Grant County Prosecutor Angus Lee determined the evidence in the case "clearly establishes self-defense and good faith" by Moses Lake Police Officer Aaron Hintz, who shot and killed James Eshelman, 54, on the night of Dec. 30 at a Moses Lake home.
"In this case, all evidence shows that the officer was making a lawful contract when he was placed in a clear and present danger of serious and possibly deadly assault," Lee wrote in his review. "He, like all of us, had a right to take reasonable steps to defend himself and his fellow officer."
According to the review, Eshelman was reportedly intoxicated and had been smoking marijuana the day of the shooting. Later that night, he was seen yelling at neighbors, and soon after a neighbor called 911 when Eshelman was yelling and throwing garbage cans in the street.

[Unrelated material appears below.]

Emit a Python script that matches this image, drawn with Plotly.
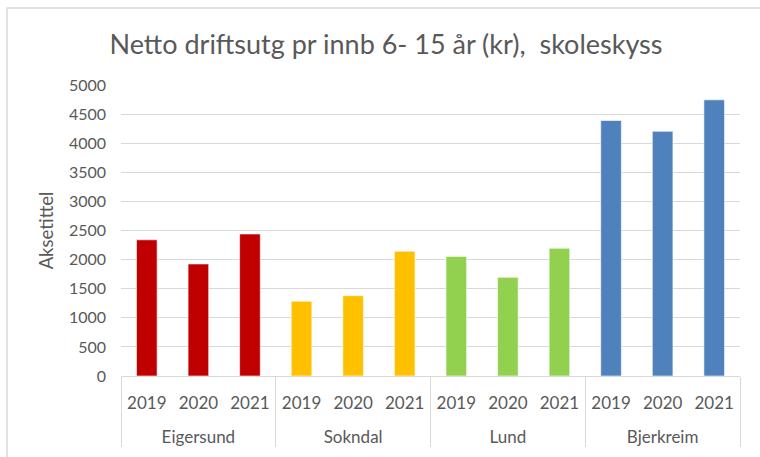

Hintz arrived on the scene about four minutes later and waited for backup before contacting Eshelman, due to the fact Eshelman was known to be dangerous, the police reports said. The officers briefly discussed the situation before attempting to make contact when one officer went to the back of the home to ensure Eshelman did not flee. The remaining three officers, including Hintz, approached the front door.

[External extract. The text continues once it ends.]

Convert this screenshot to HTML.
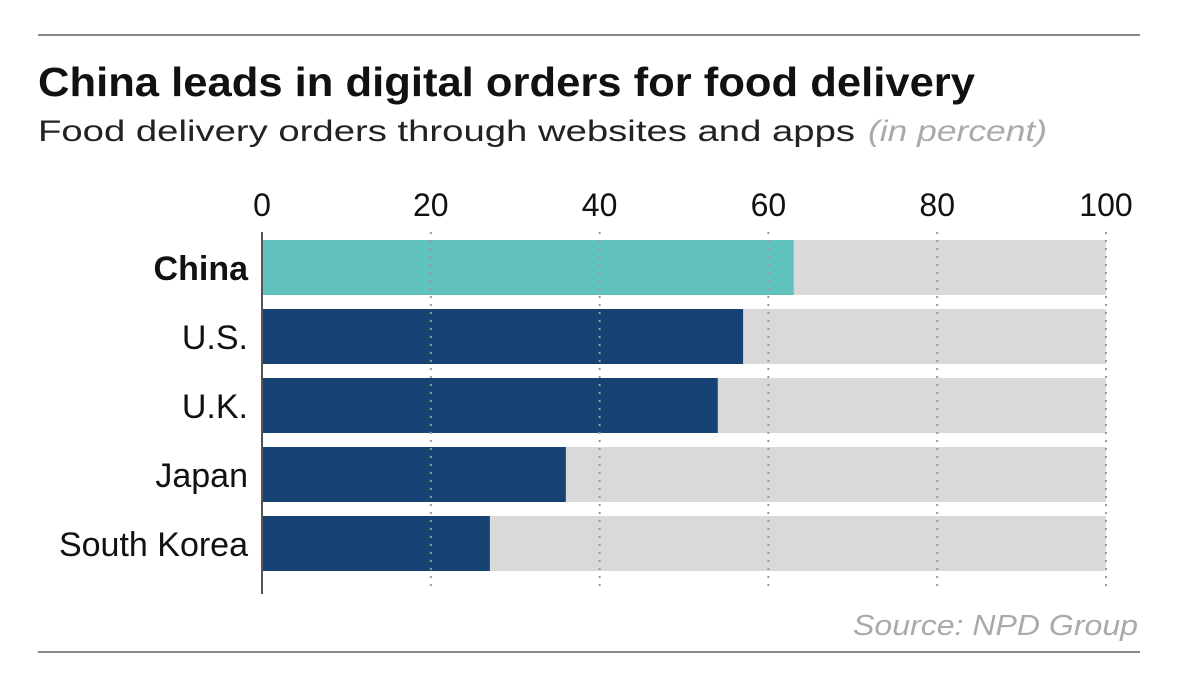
<!DOCTYPE html>
<html><head><meta charset="utf-8"><style>
body{margin:0;background:#fff;width:1177px;height:682px;overflow:hidden;font-family:"Liberation Sans",sans-serif;}
</style></head><body>
<svg width="1177" height="682">
<line x1="38" y1="35" x2="1140" y2="35" stroke="#888" stroke-width="2"/>
<text x="38" y="96" font-size="41" font-weight="bold" fill="#111" textLength="937" lengthAdjust="spacingAndGlyphs">China leads in digital orders for food delivery</text>
<text x="38" y="141" font-size="30" fill="#222" textLength="817" lengthAdjust="spacingAndGlyphs">Food delivery orders through websites and apps</text>
<text x="868" y="141" font-size="30" font-style="italic" fill="#aaa" textLength="179" lengthAdjust="spacingAndGlyphs">(in percent)</text>
<g id="plot"></g>
<text x="1138" y="635" font-size="29" font-style="italic" fill="#aaa" text-anchor="end" textLength="285" lengthAdjust="spacingAndGlyphs">Source: NPD Group</text>
<line x1="38" y1="652" x2="1140" y2="652" stroke="#888" stroke-width="2"/>
</svg>
<script>
const categories=["China","U.S.","U.K.","Japan","South Korea"];
const values=[63,57,54,36,27];
const ticks=[0,20,40,60,80,100];
const ns="http://www.w3.org/2000/svg";
const g=document.getElementById("plot");
const x=v=>262+v*8.44;
const y=i=>240+i*69;
function mk(t,a){const e=document.createElementNS(ns,t);for(const k in a)e.setAttribute(k,a[k]);g.appendChild(e);return e;}
categories.forEach((c,i)=>{
  const bg=mk("rect",{x:x(0),y:y(i),width:x(100)-x(0),height:55,fill:"#d9d9d9"});
  
  
  const b=mk("rect",{x:x(0),y:y(i),width:x(values[i])-x(0),height:55,fill:i===0?"#62c2bd":"#174274"});
  
  
  const t=mk("text",{x:248,y:y(i)+40,"font-size":34,"text-anchor":"end",fill:"#111","font-weight":i===0?"bold":"normal"});
  t.textContent=c;
  
  
});
ticks.forEach(v=>{
  if(v>0){const l=mk("line",{x1:x(v),y1:232,x2:x(v),y2:592,stroke:"#999","stroke-width":2,"stroke-dasharray":"2,6"});
  
  }
  const t=mk("text",{x:x(v),y:216,"font-size":32,"text-anchor":"middle",fill:"#111"});
  t.textContent=v;
  
  
});
const ax=mk("line",{x1:262,y1:232,x2:262,y2:594,stroke:"#555","stroke-width":2});


</script>
</body></html>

"It is important to note the area around the front door was an incredibly confined space with a wall directly behind where a person knocking on the front door would stand, and only five feet away from the door," Lee wrote, noting the officers had limited ability to move out of harm's way once they entered the carport to approach the front door.
Eshelman reportedly thrust a large knife up against the window several feet behind the front door, and officers instructed him to put the knife away and come out the front door. In a matter of seconds, Eshelman ran through the house, flung open the door where Hintz and another officer were standing, still with the knife in his hand. He reportedly swung the knife in the direction of the officers when he opened the door.

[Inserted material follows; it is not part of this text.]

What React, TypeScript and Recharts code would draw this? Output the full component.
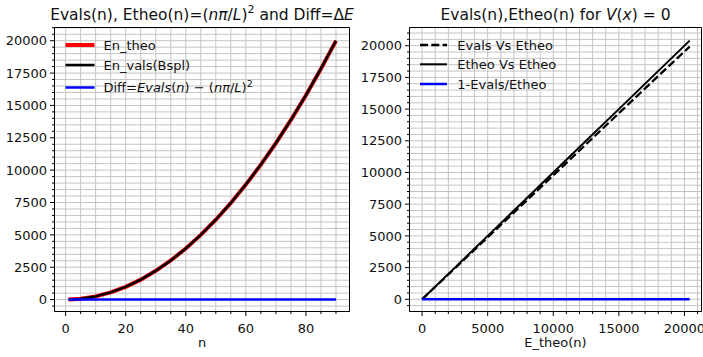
import React from 'react';
import { LineChart, Line, XAxis, YAxis, CartesianGrid, ReferenceArea, Legend } from 'recharts';

const FONT = '"DejaVu Sans", sans-serif';
const TXT = '#111';
const GRID = '#c4c4c4';

// ---- Left panel data: n, En_theo, En_vals(Bspl), Diff ----
const nVals = [1, 5, 10, 15, 20, 25, 30, 35, 40, 45, 50, 55, 60, 65, 70, 75, 80, 85, 90];
const enTheo = [2.5, 62, 247, 555, 987, 1542, 2221, 3023, 3948, 4997, 6169, 7464, 8883, 10425, 12090, 13879, 15791, 17827, 19986];
const enVals = [2.5, 62, 247, 555, 987, 1542, 2221, 3023, 3948, 4997, 6170, 7466, 8885, 10428, 12094, 13884, 15798, 17836, 19998];
const diffVals = [0, 0, 0, 0, 0, 0, 0, 0, 0, 0, 1, 2, 2, 3, 4, 5, 7, 9, 12];

// ---- Right panel data: E_theo (x), Evals, Etheo, 1-Evals/Etheo ----
const etheoR = [2.5, 2500, 5000, 7500, 10000, 12500, 15000, 17500, 20400];
const evalsR = [2.5, 2445, 4890, 7335, 9780, 12225, 14670, 17115, 19930];
const ratioR = [0, 0.022, 0.022, 0.022, 0.022, 0.022, 0.022, 0.022, 0.023];

// ---- Tick labels ----
const leftXMajor = [0, 20, 40, 60, 80];
const leftYMajor = [0, 2500, 5000, 7500, 10000, 12500, 15000, 17500, 20000];
const rightXMajor = [0, 5000, 10000, 15000, 20000];
const rightYMajor = [0, 2500, 5000, 7500, 10000, 12500, 15000, 17500, 20000];

const range = (a: number, b: number, s: number) => {
  const out: number[] = [];
  for (let v = a; v <= b + 1e-9; v += s) out.push(v);
  return out;
};
const leftXTicks = range(0, 90, 5);
const leftYTicks = range(-500, 21000, 500);
const rightXTicks = range(0, 21000, 1000);
const rightYTicks = range(-500, 21000, 500);

const leftXDomain: [number, number] = [-3.7, 94.5];
const leftYDomain: [number, number] = [-920, 21020];
const rightXDomain: [number, number] = [-960, 21300];
const rightYDomain: [number, number] = [-962, 21435];

const leftData = nVals.map((n, i) => ({ n, theo: enTheo[i], vals: enVals[i], diff: diffVals[i] }));
const rightData = etheoR.map((x, i) => ({ x, evals: evalsR[i], etheo: etheoR[i], ratio: ratioR[i] }));

const makeXTick = (major: number[]) => (props: any) => {
  const { x, y, payload } = props;
  const v = payload.value;
  const isMajor = major.includes(v);
  return (
    <g>
      <line x1={x} x2={x} y1={y} y2={y + (isMajor ? 4.5 : 2.5)} stroke="#000" strokeWidth={1} />
      {isMajor && (
        <text x={x} y={y + 21.5} textAnchor="middle" fontFamily={FONT} fontSize={13} fill={TXT}>
          {v}
        </text>
      )}
    </g>
  );
};

const makeYTick = (major: number[]) => (props: any) => {
  const { x, y, payload } = props;
  const v = payload.value;
  const isMajor = major.includes(v);
  return (
    <g>
      <line x1={x} x2={x - (isMajor ? 4.5 : 2.5)} y1={y} y2={y} stroke="#000" strokeWidth={1} />
      {isMajor && (
        <text x={x - 7.5} y={y} dy="0.36em" textAnchor="end" fontFamily={FONT} fontSize={13} fill={TXT}>
          {v}
        </text>
      )}
    </g>
  );
};

const LeftLegend = () => (
  <svg width={360} height={357} style={{ position: 'absolute', left: 0, top: 0, pointerEvents: 'none' }}>
    <line x1={65.5} x2={94.5} y1={45} y2={45} stroke="#ff0000" strokeWidth={4} />
    <text x={103.5} y={49.7} fontFamily={FONT} fontSize={13} fill={TXT}>En_theo</text>
    <line x1={65.5} x2={94.5} y1={65} y2={65} stroke="#000" strokeWidth={2.5} />
    <text x={103.5} y={69.7} fontFamily={FONT} fontSize={13} fill={TXT}>En_vals(Bspl)</text>
    <line x1={65.5} x2={94.5} y1={87.5} y2={87.5} stroke="#0000ff" strokeWidth={2.5} />
    <text x={103.5} y={92.2} fontFamily={FONT} fontSize={13} fill={TXT} style={{ whiteSpace: 'pre' }}>
      <tspan>Diff=</tspan>
      <tspan fontStyle="italic">Evals</tspan>
      <tspan>(</tspan>
      <tspan fontStyle="italic">n</tspan>
      <tspan>) − (</tspan>
      <tspan fontStyle="italic">nπ</tspan>
      <tspan>/</tspan>
      <tspan fontStyle="italic">L</tspan>
      <tspan>)</tspan>
      <tspan dy={-5.5} fontSize={9.5}>2</tspan>
    </text>
  </svg>
);

const RightLegend = () => (
  <svg width={343} height={357} style={{ position: 'absolute', left: 0, top: 0, pointerEvents: 'none' }}>
    <line x1={60} x2={87} y1={45} y2={45} stroke="#000" strokeWidth={2.5} strokeDasharray="8 3.3" />
    <text x={97.3} y={49.7} fontFamily={FONT} fontSize={13} fill={TXT}>Evals Vs Etheo</text>
    <line x1={60} x2={87} y1={64.3} y2={64.3} stroke="#000" strokeWidth={2} />
    <text x={97.3} y={69} fontFamily={FONT} fontSize={13} fill={TXT}>Etheo Vs Etheo</text>
    <line x1={60} x2={87} y1={84} y2={84} stroke="#0000ff" strokeWidth={2.5} />
    <text x={97.3} y={88.7} fontFamily={FONT} fontSize={13} fill={TXT}>1-Evals/Etheo</text>
  </svg>
);

const legendWrap = { left: 0, top: 0, width: 'auto', height: 'auto', pointerEvents: 'none' as const };

export default function App() {
  return (
    <div style={{ position: 'absolute', left: 0, top: 0, width: 703, height: 357, background: '#fff', overflow: 'hidden' }}>
      <div style={{ position: 'absolute', left: 0, top: 0 }}>
        <LineChart width={360} height={357} data={leftData} margin={{ top: 27.5, right: 10.5, bottom: 0, left: 0 }}>
          <CartesianGrid stroke={GRID} strokeWidth={1} />
          <XAxis
            dataKey="n"
            type="number"
            domain={leftXDomain}
            allowDataOverflow
            ticks={leftXTicks}
            interval={0}
            tickSize={0}
            tickMargin={0}
            tickLine={false}
            axisLine={false}
            height={45.5}
            tick={makeXTick(leftXMajor)}
            label={{ value: 'n', position: 'insideBottom', offset: 10, fontFamily: FONT, fontSize: 13, fill: TXT }}
          />
          <YAxis
            type="number"
            domain={leftYDomain}
            allowDataOverflow
            ticks={leftYTicks}
            interval={0}
            tickSize={0}
            tickMargin={0}
            tickLine={false}
            axisLine={false}
            width={54.5}
            tick={makeYTick(leftYMajor)}
          />
          <Line type="linear" dataKey="theo" name="En_theo" stroke="#ff0000" strokeWidth={4} dot={false} activeDot={false} isAnimationActive={false} />
          <Line type="linear" dataKey="vals" name="En_vals(Bspl)" stroke="#000" strokeWidth={2.5} dot={false} activeDot={false} isAnimationActive={false} />
          <Line type="linear" dataKey="diff" name="Diff" stroke="#0000ff" strokeWidth={2.5} dot={false} activeDot={false} isAnimationActive={false} />
          <ReferenceArea x1={leftXDomain[0]} x2={leftXDomain[1]} y1={leftYDomain[0]} y2={leftYDomain[1]} fill="none" fillOpacity={0} stroke="#000" strokeWidth={1} />
          <Legend layout="vertical" align="center" verticalAlign="middle" wrapperStyle={legendWrap} content={() => <LeftLegend />} />
        </LineChart>
      </div>
      <div style={{ position: 'absolute', left: 360, top: 0 }}>
        <LineChart width={343} height={357} data={rightData} margin={{ top: 27.5, right: 1.5, bottom: 0, left: 0 }}>
          <CartesianGrid stroke={GRID} strokeWidth={1} />
          <XAxis
            dataKey="x"
            type="number"
            domain={rightXDomain}
            allowDataOverflow
            ticks={rightXTicks}
            interval={0}
            tickSize={0}
            tickMargin={0}
            tickLine={false}
            axisLine={false}
            height={45.5}
            tick={makeXTick(rightXMajor)}
            label={{ value: 'E_theo(n)', position: 'insideBottom', offset: 10, fontFamily: FONT, fontSize: 13, fill: TXT }}
          />
          <YAxis
            type="number"
            domain={rightYDomain}
            allowDataOverflow
            ticks={rightYTicks}
            interval={0}
            tickSize={0}
            tickMargin={0}
            tickLine={false}
            axisLine={false}
            width={49.5}
            tick={makeYTick(rightYMajor)}
          />
          <Line type="linear" dataKey="evals" name="Evals Vs Etheo" stroke="#000" strokeWidth={2.3} strokeDasharray="8 3.3" dot={false} activeDot={false} isAnimationActive={false} />
          <Line type="linear" dataKey="etheo" name="Etheo Vs Etheo" stroke="#000" strokeWidth={2} dot={false} activeDot={false} isAnimationActive={false} />
          <Line type="linear" dataKey="ratio" name="1-Evals/Etheo" stroke="#0000ff" strokeWidth={2.5} dot={false} activeDot={false} isAnimationActive={false} />
          <ReferenceArea x1={rightXDomain[0]} x2={rightXDomain[1]} y1={rightYDomain[0]} y2={rightYDomain[1]} fill="none" fillOpacity={0} stroke="#000" strokeWidth={1} />
          <Legend layout="vertical" align="center" verticalAlign="middle" wrapperStyle={legendWrap} content={() => <RightLegend />} />
        </LineChart>
      </div>
      <svg width={703} height={357} style={{ position: 'absolute', left: 0, top: 0, pointerEvents: 'none' }}>
        <text x={202} y={19.5} textAnchor="middle" fontFamily={FONT} fontSize={15.5} fill={TXT} style={{ whiteSpace: 'pre' }}>
          <tspan>Evals(n), Etheo(n)=(</tspan>
          <tspan fontStyle="italic">nπ</tspan>
          <tspan>/</tspan>
          <tspan fontStyle="italic">L</tspan>
          <tspan>)</tspan>
          <tspan dy={-6.5} fontSize={11}>2</tspan>
          <tspan dy={6.5}> and Diff=Δ</tspan>
          <tspan fontStyle="italic">E</tspan>
        </text>
        <text x={555.5} y={19.5} textAnchor="middle" fontFamily={FONT} fontSize={15.5} fill={TXT} style={{ whiteSpace: 'pre' }}>
          <tspan>Evals(n),Etheo(n) for </tspan>
          <tspan fontStyle="italic">V</tspan>
          <tspan>(</tspan>
          <tspan fontStyle="italic">x</tspan>
          <tspan>) = 0</tspan>
        </text>
      </svg>
    </div>
  );
}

One officer noted the knife was about 18 inches away from Hintz.
The officers continued to yell for Eshelman to drop the knife.
"At that moment, Officer Hintz was in great danger of great bodily harm or death," Lee wrote. "He had no room to maneuver in his current location. Hintz clearly had no reasonable alternative but to defend his own life, and possibly that of his fellow officer, by deploying his sidearm at the aggressing Eshelman."
Lee determined the use of a taser would have been ineffective in the situation.
An autopsy showed the first two rounds fired by Hintz went through Eshelman's hand and into his chest and forensic evidence along with bullet trajectories show Eshelman's arm was elevated and extended toward Hintz and Eshelman was in a forward leaning position, according to Lee.
"The officer's actions appear to be justifiable and reasonable self-defense in the face of an aggressive and emotional adult male who appeared to be under the influence of drugs and/or alcohol while armed with a deadly weapon," Lee wrote.
A dash camera in one of the officer's patrol cars was pointed at Eshelman's home and captured much of the event and provided a concrete timeline of the events, Lee wrote.